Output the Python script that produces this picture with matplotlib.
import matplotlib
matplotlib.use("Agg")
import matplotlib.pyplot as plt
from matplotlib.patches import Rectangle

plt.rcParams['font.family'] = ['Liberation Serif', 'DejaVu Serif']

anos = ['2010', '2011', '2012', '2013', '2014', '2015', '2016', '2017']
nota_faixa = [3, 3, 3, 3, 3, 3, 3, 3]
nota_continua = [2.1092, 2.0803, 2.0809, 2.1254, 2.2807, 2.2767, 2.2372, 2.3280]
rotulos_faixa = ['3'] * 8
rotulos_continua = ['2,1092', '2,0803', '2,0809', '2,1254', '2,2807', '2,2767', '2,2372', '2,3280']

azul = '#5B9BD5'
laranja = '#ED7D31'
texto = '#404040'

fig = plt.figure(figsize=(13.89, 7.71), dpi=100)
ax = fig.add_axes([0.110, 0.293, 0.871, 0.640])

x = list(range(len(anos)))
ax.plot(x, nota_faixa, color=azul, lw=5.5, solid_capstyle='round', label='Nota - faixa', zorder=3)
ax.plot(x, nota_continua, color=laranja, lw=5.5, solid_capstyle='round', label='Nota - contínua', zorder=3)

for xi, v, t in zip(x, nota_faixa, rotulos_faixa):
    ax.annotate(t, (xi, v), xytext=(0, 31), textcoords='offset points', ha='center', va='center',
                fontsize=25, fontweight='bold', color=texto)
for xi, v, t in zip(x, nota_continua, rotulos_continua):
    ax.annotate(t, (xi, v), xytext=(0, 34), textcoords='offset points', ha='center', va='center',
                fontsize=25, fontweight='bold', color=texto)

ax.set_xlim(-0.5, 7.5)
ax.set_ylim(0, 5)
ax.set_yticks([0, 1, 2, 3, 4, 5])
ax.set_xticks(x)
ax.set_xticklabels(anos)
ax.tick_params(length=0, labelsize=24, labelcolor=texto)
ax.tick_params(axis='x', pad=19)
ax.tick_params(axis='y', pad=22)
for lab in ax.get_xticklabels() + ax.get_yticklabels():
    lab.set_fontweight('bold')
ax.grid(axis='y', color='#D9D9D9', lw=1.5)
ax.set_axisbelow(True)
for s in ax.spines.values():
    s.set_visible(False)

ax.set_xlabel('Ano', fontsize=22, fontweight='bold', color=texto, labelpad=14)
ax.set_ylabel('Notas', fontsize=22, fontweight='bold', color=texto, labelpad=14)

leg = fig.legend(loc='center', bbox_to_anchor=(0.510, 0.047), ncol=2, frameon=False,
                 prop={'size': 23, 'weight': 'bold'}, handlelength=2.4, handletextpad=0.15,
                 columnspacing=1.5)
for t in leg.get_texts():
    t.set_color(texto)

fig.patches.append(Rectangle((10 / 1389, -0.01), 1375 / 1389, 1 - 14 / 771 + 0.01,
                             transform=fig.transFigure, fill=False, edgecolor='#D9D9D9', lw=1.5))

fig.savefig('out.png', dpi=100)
++++++++++++++++++++
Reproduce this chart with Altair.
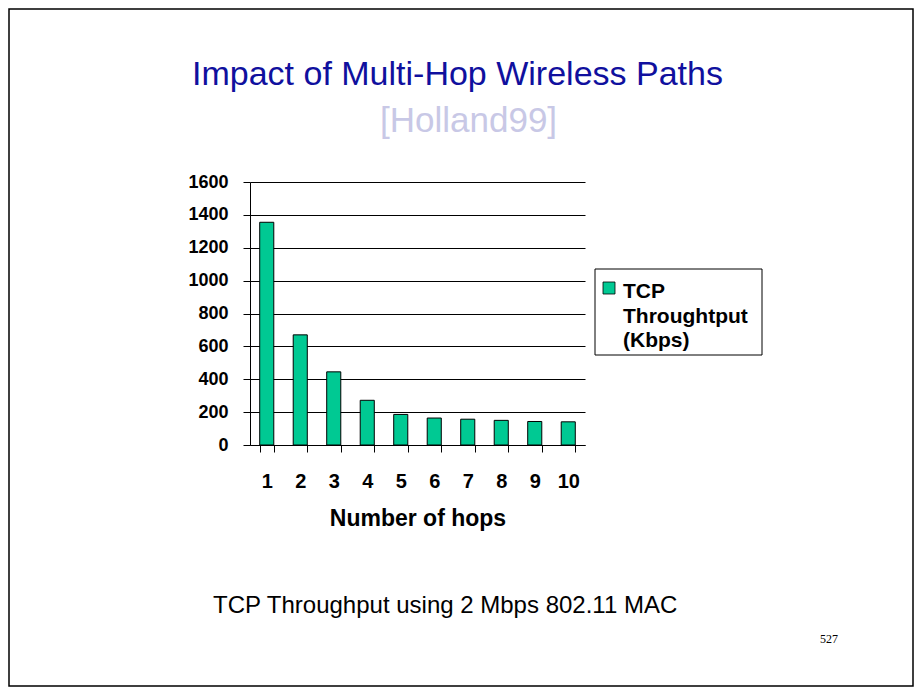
++++++++++++++++++++
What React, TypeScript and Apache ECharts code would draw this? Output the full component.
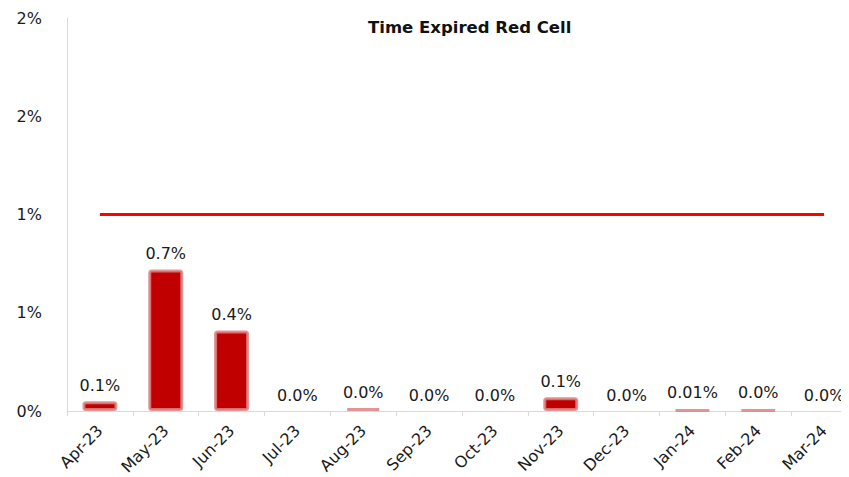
++++++++++++++++++++
REQUIREMENTS: Work out the count of lines containing the word "Output", then write only that count.

REPLY: 2